# Speeding up Metropolis-Hastings with Rcpp

Previous posts in this series on MCMC samplers for Bayesian inference (in order of publication):

The code for all of these posts can be found in my BayesianTutorials GitHub Repo.

In the most recent post, I profiled a Metropolis-in-Gibbs sampler for estimating the parameters of a Bayesian logistic regression model.

The conclusion was that evaluation of the log-posterior was a significant run time bottleneck. In each iteration, the log-posterior is evaluated twice: once at the current draw, and another at the proposed draw.

This post hones in on this issue to show how Rcpp can help get past this bottleneck. For this particular post, my code and results are in this sub-repo. If you’re short on time, TLDR: just by coding the log-posterior in C++ instead of a vectorized R function, we can significantly reduce run time. The R implementation runs about 4-7 times slower. If you’re coding your own samplers, profiling your code and re-writing bottlenecks in Rcpp can be hugely beneficial.

I simulate data from a similar model as in the previous post: $Y_i \sim Ber(P(Y_i=1)), \ i\in\{1,\dots, n\}$ $logit(P(Y_i = 1)) = \beta_0 + \beta_1A_i + \beta_2age_{1i} + \beta_3age_{2i} = x_i'\vec \beta$ $\beta_0, \beta_1, \beta_2, \beta_3 \sim N(0, 1000^2)$

For this analysis I coded two Metropolis-Hastings (MH) samplers: sample_mh() and sample_mh_cpp(). The former uses a log-posterior coded as a vectorized R function. The latter uses a log-posterior coded in C++ (log_post.cpp) and compiled into an R function with Rcpp. The Armadillo library was useful for matrix and vector classes in C++.

So let’s see how the sampler using C++ does. I ran 100,000 MH iterations with a jumping distribution covariance of $.03 I$, where $I$ is the $4 \times 4$ identity matrix. So in each iteration, a vector of coefficients is proposed. In this sense, the sampler is a “blocked” MH. The chains are plotted below with red lines indicating parameter values under which the data were generated. The chains seem to converge. The average acceptance probability converges to about 20% over the sampling run.

Side note: in this case, where $\beta$ is 4-dimensional, MH works well. But it’s well-known that in higher dimensions, MH does not work so well (it explores the posterior slowly). In that setting, adaptive MH works a little better and Hamiltonian Monte Carlo (HMC) probably works the best.

Adaptive MH includes a tuning period where we update the variance of the proposal distribution – scaling the proposal variance appropriately depending on if the acceptance probability is too high or too low.
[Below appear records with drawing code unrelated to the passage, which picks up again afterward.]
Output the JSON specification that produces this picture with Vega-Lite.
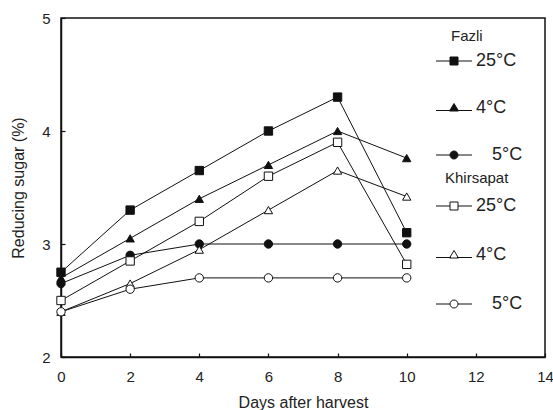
{
  "$schema": "https://vega.github.io/schema/vega-lite/v6.json",
  "autosize": "none",
  "width": 484,
  "height": 339,
  "padding": {"left": 61, "top": 18, "right": 8, "bottom": 53},
  "background": "white",
  "config": {
    "font": "Liberation Sans",
    "view": {"stroke": "#111", "strokeWidth": 1.5},
    "axis": {
      "domainColor": "#111", "domainWidth": 1.5, "tickColor": "#111", "tickWidth": 1.2,
      "grid": false, "labelFlush": false, "labelFont": "Liberation Sans", "labelFontSize": 15, "labelColor": "#222",
      "titleFont": "Liberation Sans", "titleFontSize": 16, "titleFontWeight": "normal", "titleColor": "#222"
    },
    "legend": {
      "titleFont": "Liberation Sans", "titleFontSize": 15, "titleFontWeight": "normal", "titleColor": "#222",
      "labelFont": "Liberation Sans", "labelFontSize": 18, "labelColor": "#222"
    }
  },
  "data": {
    "values": [
      {"cultivar": "Fazli", "temp": "25°C", "day": 0, "sugar": 2.75},
      {"cultivar": "Fazli", "temp": "25°C", "day": 2, "sugar": 3.3},
      {"cultivar": "Fazli", "temp": "25°C", "day": 4, "sugar": 3.65},
      {"cultivar": "Fazli", "temp": "25°C", "day": 6, "sugar": 4.0},
      {"cultivar": "Fazli", "temp": "25°C", "day": 8, "sugar": 4.3},
      {"cultivar": "Fazli", "temp": "25°C", "day": 10, "sugar": 3.1},
      {"cultivar": "Fazli", "temp": "4°C", "day": 0, "sugar": 2.7},
      {"cultivar": "Fazli", "temp": "4°C", "day": 2, "sugar": 3.05},
      {"cultivar": "Fazli", "temp": "4°C", "day": 4, "sugar": 3.4},
      {"cultivar": "Fazli", "temp": "4°C", "day": 6, "sugar": 3.7},
      {"cultivar": "Fazli", "temp": "4°C", "day": 8, "sugar": 4.0},
      {"cultivar": "Fazli", "temp": "4°C", "day": 10, "sugar": 3.76},
      {"cultivar": "Fazli", "temp": "5°C", "day": 0, "sugar": 2.65},
      {"cultivar": "Fazli", "temp": "5°C", "day": 2, "sugar": 2.9},
      {"cultivar": "Fazli", "temp": "5°C", "day": 4, "sugar": 3.0},
      {"cultivar": "Fazli", "temp": "5°C", "day": 6, "sugar": 3.0},
      {"cultivar": "Fazli", "temp": "5°C", "day": 8, "sugar": 3.0},
      {"cultivar": "Fazli", "temp": "5°C", "day": 10, "sugar": 3.0},
      {"cultivar": "Khirsapat", "temp": "25°C", "day": 0, "sugar": 2.5},
      {"cultivar": "Khirsapat", "temp": "25°C", "day": 2, "sugar": 2.85},
      {"cultivar": "Khirsapat", "temp": "25°C", "day": 4, "sugar": 3.2},
      {"cultivar": "Khirsapat", "temp": "25°C", "day": 6, "sugar": 3.6},
      {"cultivar": "Khirsapat", "temp": "25°C", "day": 8, "sugar": 3.9},
      {"cultivar": "Khirsapat", "temp": "25°C", "day": 10, "sugar": 2.82},
      {"cultivar": "Khirsapat", "temp": "4°C", "day": 0, "sugar": 2.4},
      {"cultivar": "Khirsapat", "temp": "4°C", "day": 2, "sugar": 2.65},
      {"cultivar": "Khirsapat", "temp": "4°C", "day": 4, "sugar": 2.95},
      {"cultivar": "Khirsapat", "temp": "4°C", "day": 6, "sugar": 3.3},
      {"cultivar": "Khirsapat", "temp": "4°C", "day": 8, "sugar": 3.65},
      {"cultivar": "Khirsapat", "temp": "4°C", "day": 10, "sugar": 3.42},
      {"cultivar": "Khirsapat", "temp": "5°C", "day": 0, "sugar": 2.4},
      {"cultivar": "Khirsapat", "temp": "5°C", "day": 2, "sugar": 2.6},
      {"cultivar": "Khirsapat", "temp": "5°C", "day": 4, "sugar": 2.7},
      {"cultivar": "Khirsapat", "temp": "5°C", "day": 6, "sugar": 2.7},
      {"cultivar": "Khirsapat", "temp": "5°C", "day": 8, "sugar": 2.7},
      {"cultivar": "Khirsapat", "temp": "5°C", "day": 10, "sugar": 2.7}
    ]
  },
  "encoding": {
    "x": {
      "field": "day", "type": "quantitative",
      "scale": {"domain": [0, 14], "nice": false, "zero": false},
      "axis": {"title": "Days after harvest", "values": [0, 2, 4, 6, 8, 10, 12, 14], "tickSize": -4, "labelPadding": 16, "titlePadding": 10}
    },
    "y": {
      "field": "sugar", "type": "quantitative",
      "scale": {"domain": [2, 5], "nice": false, "zero": false},
      "axis": {"title": "Reducing sugar (%)", "values": [2, 3, 4, 5], "tickSize": -4, "labelPadding": 15, "titlePadding": 15}
    }
  },
  "layer": [
    {
      "mark": {"type": "line", "color": "#111", "strokeWidth": 1},
      "encoding": {"detail": [{"field": "cultivar"}, {"field": "temp"}]}
    },
    {
      "transform": [{"filter": "datum.cultivar === 'Fazli'"}],
      "mark": {"type": "point", "filled": true, "fill": "#111", "stroke": "#111", "strokeWidth": 1, "size": 70, "opacity": 1},
      "encoding": {
        "shape": {
          "field": "temp", "type": "nominal",
          "scale": {"domain": ["25°C", "4°C", "5°C"], "range": ["square", "triangle-up", "circle"]},
          "legend": null
        }
      }
    },
    {
      "transform": [{"filter": "datum.cultivar === 'Khirsapat'"}],
      "mark": {"type": "point", "filled": true, "fill": "white", "stroke": "#111", "strokeWidth": 1, "size": 70, "opacity": 1},
      "encoding": {
        "shape": {
          "field": "temp", "type": "nominal",
          "scale": {"domain": ["25°C", "4°C", "5°C"], "range": ["square", "triangle-up", "circle"]},
          "legend": null
        }
      }
    },
    {
      "transform": [{"filter": "datum.cultivar === 'Fazli'"}],
      "mark": {"type": "point", "filled": true, "fill": "#111", "strokeWidth": 0, "size": 0},
      "encoding": {
        "opacity": {
          "field": "temp", "type": "nominal",
          "scale": {"domain": ["25°C", "4°C", "5°C"], "range": [1, 1, 1]},
          "legend": {
            "title": "Fazli", "orient": "none", "legendX": 384, "legendY": 11, "padding": 0,
            "symbolSize": 100, "labelOffset": 13, "rowPadding": 29, "titlePadding": 8,
            "encoding": {
              "title": {"dx": {"value": 6}},
              "labels": {"dx": {"value": {"expr": "datum.value === '5°C' ? 16 : 0"}}},
              "symbols": {
                "size": {"value": 100},
                "fill": {"value": "#111"}, "stroke": {"value": "#111"}, "strokeWidth": {"value": 1},
                "shape": {"value": {"expr": "datum.value === '25°C' ? 'M-3.6,0H3.6M-0.8,-0.8H0.8V0.8H-0.8Z' : datum.value === '4°C' ? 'M-3.6,0.5H3.6M0,-0.9L0.9,0.6L-0.9,0.6Z' : 'M-3.6,0H3.6M0.8,0A0.8,0.8,0,1,1,-0.8,0A0.8,0.8,0,1,1,0.8,0Z'"}}
              }
            }
          }
        }
      }
    },
    {
      "transform": [{"filter": "datum.cultivar === 'Khirsapat'"}],
      "mark": {"type": "point", "filled": true, "fill": "white", "strokeWidth": 0, "size": 0},
      "encoding": {
        "opacity": {
          "field": "temp", "type": "nominal",
          "scale": {"domain": ["25°C", "4°C", "5°C"], "range": [1, 1, 1]},
          "legend": {
            "title": "Khirsapat", "orient": "none", "legendX": 384, "legendY": 153, "padding": 0,
            "symbolSize": 100, "labelOffset": 13, "rowPadding": 31, "titlePadding": 11,
            "encoding": {
              "labels": {"dx": {"value": {"expr": "datum.value === '5°C' ? 16 : 0"}}},
              "symbols": {
                "size": {"value": 100},
                "fill": {"value": "white"}, "stroke": {"value": "#111"}, "strokeWidth": {"value": 1},
                "shape": {"value": {"expr": "datum.value === '25°C' ? 'M-3.6,0H-0.8M0.8,0H3.6M-0.8,-0.8H0.8V0.8H-0.8Z' : datum.value === '4°C' ? 'M-3.6,0.5H-0.6M0.6,0.5H3.6M0,-0.9L0.9,0.6L-0.9,0.6Z' : 'M-3.6,0H-0.8M0.8,0H3.6M0.8,0A0.8,0.8,0,1,1,-0.8,0A0.8,0.8,0,1,1,0.8,0Z'"}}
              }
            }
          }
        }
      }
    }
  ],
  "resolve": {"scale": {"shape": "independent", "opacity": "independent"}, "legend": {"shape": "independent", "opacity": "independent"}}
}
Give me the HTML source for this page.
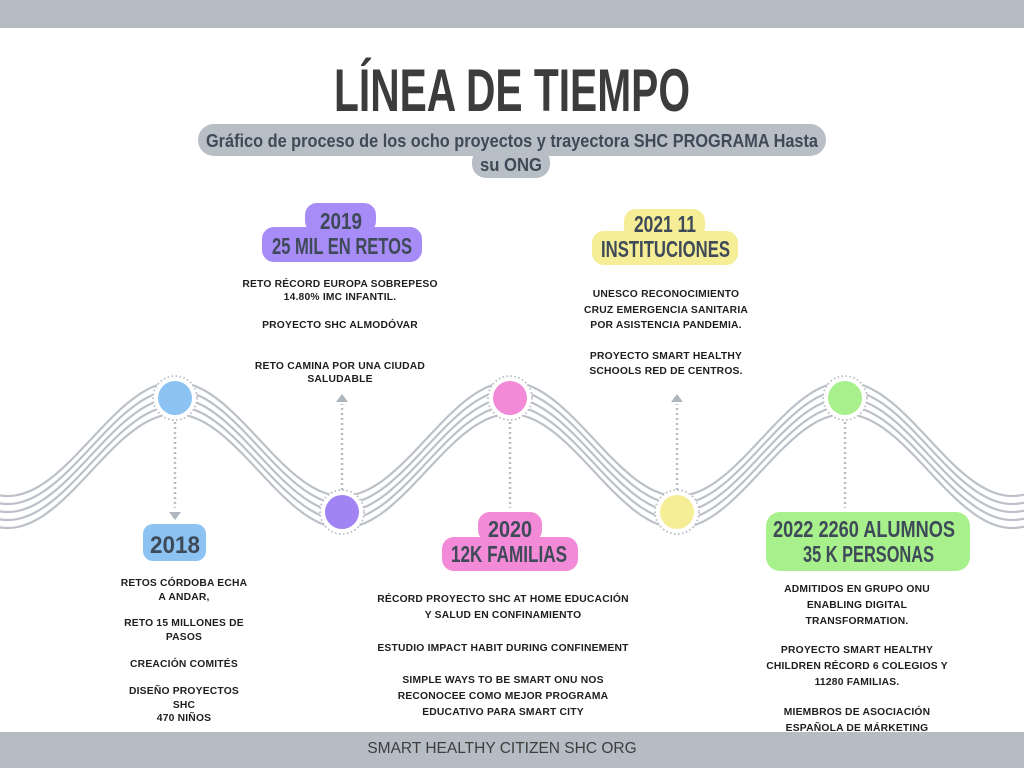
<!DOCTYPE html>
<html><head><meta charset="utf-8"><style>
html,body{margin:0;padding:0;background:#fff;width:1024px;height:768px;overflow:hidden}
svg{display:block}
.c{font-family:"Liberation Sans Narrow","Liberation Sans",sans-serif;font-weight:bold;fill:#3f4a58}
.b{font-family:"Liberation Sans",sans-serif;font-weight:bold;font-size:10.3px;letter-spacing:0.2px;fill:#1e1e1e;text-anchor:middle}
</style></head><body>
<svg id="s" width="1024" height="768" viewBox="0 0 1024 768" xmlns="http://www.w3.org/2000/svg">
<rect x="0" y="0" width="1024" height="28" fill="#b6bcc3"/>
<rect x="0" y="732" width="1024" height="36" fill="#b6bcc3"/>
<text x="502" y="749" text-anchor="middle" font-family="Liberation Sans,sans-serif" font-size="15.5" fill="#3d3d3d" dominant-baseline="middle">SMART HEALTHY CITIZEN SHC ORG</text>

<text class="c" x="334" y="111" font-size="60" style="fill:#3c3c3c" textLength="356" lengthAdjust="spacingAndGlyphs">LÍNEA DE TIEMPO</text>
<rect x="198" y="124" width="628" height="32" rx="16" fill="#b8bec5"/>
<rect x="472" y="148" width="78" height="30" rx="14" fill="#b8bec5"/>
<text class="c" x="206" y="147" font-size="18" textLength="612" lengthAdjust="spacingAndGlyphs">Gráfico de proceso de los ocho proyectos y trayectora SHC PROGRAMA Hasta</text>
<text class="c" x="480" y="171" font-size="18" textLength="62" lengthAdjust="spacingAndGlyphs">su ONG</text>

<g id="waves" fill="none" stroke="#bcc1c7" stroke-width="2.2"></g>

<g stroke="#b8bdc3" stroke-width="2.5" stroke-dasharray="2 3">
<line x1="175" y1="422" x2="175" y2="508"/>
<line x1="342" y1="490" x2="342" y2="404"/>
<line x1="510" y1="422" x2="510" y2="508"/>
<line x1="677" y1="490" x2="677" y2="404"/>
<line x1="845" y1="422" x2="845" y2="508"/>
</g>
<g fill="#b0b6bd">
<polygon points="169,512 181,512 175,520"/>
<polygon points="336,402 348,402 342,394"/>
<polygon points="504,512 516,512 510,520"/>
<polygon points="671,402 683,402 677,394"/>
<polygon points="839,512 851,512 845,520"/>
</g>

<g stroke="#b8bdc3" stroke-width="1.8" stroke-dasharray="1.5 2.5">
<circle cx="175" cy="398" r="22" fill="#fff"/>
<circle cx="342" cy="512" r="22" fill="#fff"/>
<circle cx="510" cy="398" r="22" fill="#fff"/>
<circle cx="677" cy="512" r="22" fill="#fff"/>
<circle cx="845" cy="398" r="22" fill="#fff"/>
</g>
<circle cx="175" cy="398" r="17" fill="#8dc3f3"/>
<circle cx="342" cy="512" r="17" fill="#a183f3"/>
<circle cx="510" cy="398" r="17" fill="#f28ad7"/>
<circle cx="677" cy="512" r="17" fill="#f5ee96"/>
<circle cx="845" cy="398" r="17" fill="#a8f08c"/>

<rect x="305" y="203" width="71" height="30" rx="12" fill="#a78bf6"/>
<rect x="262" y="227" width="160" height="35" rx="12" fill="#a78bf6"/>
<text class="c" x="320" y="229" font-size="23" textLength="42" lengthAdjust="spacingAndGlyphs">2019</text>
<text class="c" x="272" y="254" font-size="23" textLength="140" lengthAdjust="spacingAndGlyphs">25 MIL EN RETOS</text>
<text class="b" x="340" y="287">RETO RÉCORD EUROPA SOBREPESO</text>
<text class="b" x="340" y="300">14.80% IMC INFANTIL.</text>
<text class="b" x="340" y="328">PROYECTO SHC ALMODÓVAR</text>
<text class="b" x="340" y="369">RETO CAMINA POR UNA CIUDAD</text>
<text class="b" x="340" y="382">SALUDABLE</text>

<rect x="624" y="209" width="81" height="30" rx="12" fill="#f5ee96"/>
<rect x="592" y="231" width="146" height="34" rx="12" fill="#f5ee96"/>
<text class="c" x="634" y="232" font-size="23" textLength="62" lengthAdjust="spacingAndGlyphs">2021 11</text>
<text class="c" x="601" y="257" font-size="23" textLength="129" lengthAdjust="spacingAndGlyphs">INSTITUCIONES</text>
<text class="b" x="666" y="297">UNESCO RECONOCIMIENTO</text>
<text class="b" x="666" y="313">CRUZ EMERGENCIA SANITARIA</text>
<text class="b" x="666" y="328">POR ASISTENCIA PANDEMIA.</text>
<text class="b" x="666" y="359">PROYECTO SMART HEALTHY</text>
<text class="b" x="666" y="374">SCHOOLS RED DE CENTROS.</text>

<rect x="143" y="524" width="63" height="37" rx="10" fill="#8dc3f3"/>
<text class="c" x="150" y="553" font-size="24" textLength="50" lengthAdjust="spacingAndGlyphs">2018</text>
<text class="b" x="184" y="586">RETOS CÓRDOBA ECHA</text>
<text class="b" x="184" y="600">A ANDAR,</text>
<text class="b" x="184" y="626">RETO 15 MILLONES DE</text>
<text class="b" x="184" y="640">PASOS</text>
<text class="b" x="184" y="667">CREACIÓN COMITÉS</text>
<text class="b" x="184" y="694">DISEÑO  PROYECTOS</text>
<text class="b" x="184" y="708">SHC</text>
<text class="b" x="184" y="721">470 NIÑOS</text>

<rect x="478" y="512" width="64" height="30" rx="12" fill="#f28ad7"/>
<rect x="442" y="537" width="136" height="34" rx="12" fill="#f28ad7"/>
<text class="c" x="488" y="537" font-size="23" textLength="44" lengthAdjust="spacingAndGlyphs">2020</text>
<text class="c" x="451" y="562" font-size="23" textLength="116" lengthAdjust="spacingAndGlyphs">12K FAMILIAS</text>
<text class="b" x="503" y="602">RÉCORD PROYECTO SHC AT HOME EDUCACIÓN</text>
<text class="b" x="503" y="618">Y SALUD EN CONFINAMIENTO</text>
<text class="b" x="503" y="651">ESTUDIO IMPACT HABIT DURING CONFINEMENT</text>
<text class="b" x="503" y="683">SIMPLE WAYS TO BE SMART ONU NOS</text>
<text class="b" x="503" y="699">RECONOCEE COMO MEJOR PROGRAMA</text>
<text class="b" x="503" y="715">EDUCATIVO PARA SMART CITY</text>

<rect x="766" y="512" width="204" height="59" rx="14" fill="#a8f08c"/>
<text class="c" x="773" y="537" font-size="23" textLength="182" lengthAdjust="spacingAndGlyphs">2022 2260 ALUMNOS</text>
<text class="c" x="803" y="562" font-size="23" textLength="131" lengthAdjust="spacingAndGlyphs">35 K PERSONAS</text>
<text class="b" x="857" y="592">ADMITIDOS EN GRUPO ONU</text>
<text class="b" x="857" y="608">ENABLING DIGITAL</text>
<text class="b" x="857" y="624">TRANSFORMATION.</text>
<text class="b" x="857" y="653">PROYECTO SMART HEALTHY</text>
<text class="b" x="857" y="669">CHILDREN RÉCORD 6 COLEGIOS Y</text>
<text class="b" x="857" y="685">11280 FAMILIAS.</text>
<text class="b" x="857" y="715">MIEMBROS DE ASOCIACIÓN</text>
<text class="b" x="857" y="731">ESPAÑOLA DE MÁRKETING</text>
</svg>
<script>
(function(){
var g=document.getElementById('waves');
var offs=[-16,-8,0,8,16];
offs.forEach(function(o){
 var d='';
 for(var x=0;x<=1024;x+=4){
  var y=455+o-57*Math.cos(2*Math.PI*(x-175)/335);
  d+=(x?'L':'M')+x+' '+y.toFixed(1);
 }
 var p=document.createElementNS('http://www.w3.org/2000/svg','path');
 p.setAttribute('d',d);g.appendChild(p);
});
})();
</script>
</body></html>
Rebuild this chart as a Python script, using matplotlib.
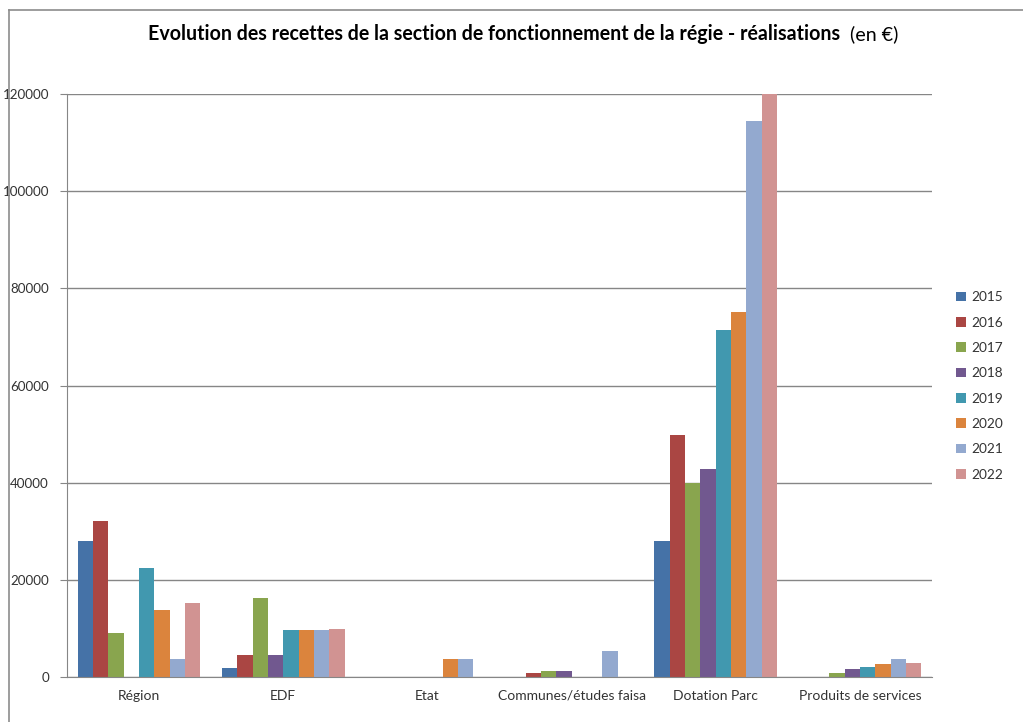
import matplotlib
matplotlib.use("Agg")
import matplotlib.pyplot as plt
import numpy as np
from matplotlib.lines import Line2D

categories = ["Région", "EDF", "Etat", "Communes/études faisa", "Dotation Parc", "Produits de services"]
years = ["2015", "2016", "2017", "2018", "2019", "2020", "2021", "2022"]
values = {
    "2015": [28000, 1900, 0, 0, 28000, 0],
    "2016": [32100, 4500, 0, 800, 49900, 0],
    "2017": [9100, 16300, 0, 1200, 40000, 750],
    "2018": [0, 4600, 0, 1200, 42800, 1600],
    "2019": [22400, 9700, 0, 0, 71500, 2000],
    "2020": [13700, 9700, 3800, 0, 75100, 2600],
    "2021": [3800, 9700, 3800, 5400, 114400, 3700],
    "2022": [15300, 9900, 0, 0, 120000, 2800],
}
colors = ["#4572A7", "#AA4643", "#89A54E", "#71588F", "#4198AF", "#DB843D", "#93A9CF", "#D19392"]
yticks = [0, 20000, 40000, 60000, 80000, 100000, 120000]

plt.rcParams["font.family"] = ["Lato", "DejaVu Sans"]

W, H = 1023, 722
fig = plt.figure(figsize=(W / 100, H / 100), dpi=100)
ax = fig.add_axes([67 / W, 1 - 677 / H, (932 - 67) / W, (677 - 94) / H])

x = np.arange(len(categories))
group = 0.85
bw = group / len(years)
for i, (yr, c) in enumerate(zip(years, colors)):
    offs = -group / 2 + bw * (i + 0.5)
    ax.bar(x + offs, values[yr], width=bw, color=c, label=yr, linewidth=0)

ax.set_xlim(-0.5, len(categories) - 0.5)
ax.set_ylim(0, 120000)
ax.set_yticks(yticks)
ax.set_yticklabels([str(v) for v in yticks], fontsize=9.6, color="#333333")
ax.set_xticks(x)
ax.set_xticklabels(categories, fontsize=10, color="#333333")
ax.tick_params(axis="x", length=0, pad=9)
ax.tick_params(axis="y", length=5, color="#868686", pad=8)
ax.yaxis.grid(True, color="#868686", linewidth=1)
ax.set_axisbelow(True)
for s in ["top", "right"]:
    ax.spines[s].set_visible(False)
ax.spines["left"].set_color("#868686")
ax.spines["bottom"].set_color("#868686")

handles, labels = ax.get_legend_handles_labels()
leg = fig.legend(handles, labels, loc="upper left", bbox_to_anchor=(944 / W, 1 - 279 / H),
                 frameon=False, fontsize=9.8, handlelength=0.7, handleheight=0.7,
                 labelspacing=0.98, handletextpad=0.4)
for t in leg.get_texts():
    t.set_color("#333333")

t1 = fig.text(148 / W, 1 - 34 / H,
              "Evolution des recettes de la section de fonctionnement de la régie - réalisations",
              ha="left", va="center", fontsize=14.1, fontweight="bold", color="black")
fig.canvas.draw()
bb = t1.get_window_extent()
fig.text((bb.x1 + 10) / W, 1 - 34 / H, "(en €)", ha="left", va="center", fontsize=14.1, color="black")

# chart frame
fig.add_artist(Line2D([9 / W, 1], [1 - 10 / H, 1 - 10 / H], color="#8c8c8c", linewidth=1.2))
fig.add_artist(Line2D([9 / W, 9 / W], [0, 1 - 10 / H], color="#8c8c8c", linewidth=1.2))

fig.savefig("out.png", dpi=100)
HMC uses an additional “momentum” variable to make the exploration of the posterior more efficient. I’ll probably discuss these in future posts.

So how does the Rcpp implementation compare to the R implementation? The run time is significantly lower for Rcpp. When the log-posterior is coded as a vectorized R function, the sampler runs about 7 times slower relative to the Rcpp implementation (for sample size of 100). The plot below shows relative run time for sample sizes of 100 to 5000 in increments of 500. I’m not so sure exactly how to interpret this leveling out of relative run time as sample size increases. It seems to level out to a relative run time of about 4.

Intuitively, there is some fixed efficiency gain that C++ brings. It’s probably worth looking into this more and understanding exactly where the efficiency gains are coming from and why it levels out. But it’s clear that Rcpp is a good solution to bottlenecks in your code. This is worth doing especially if you’re developing new Bayesian methods that require custom samplers.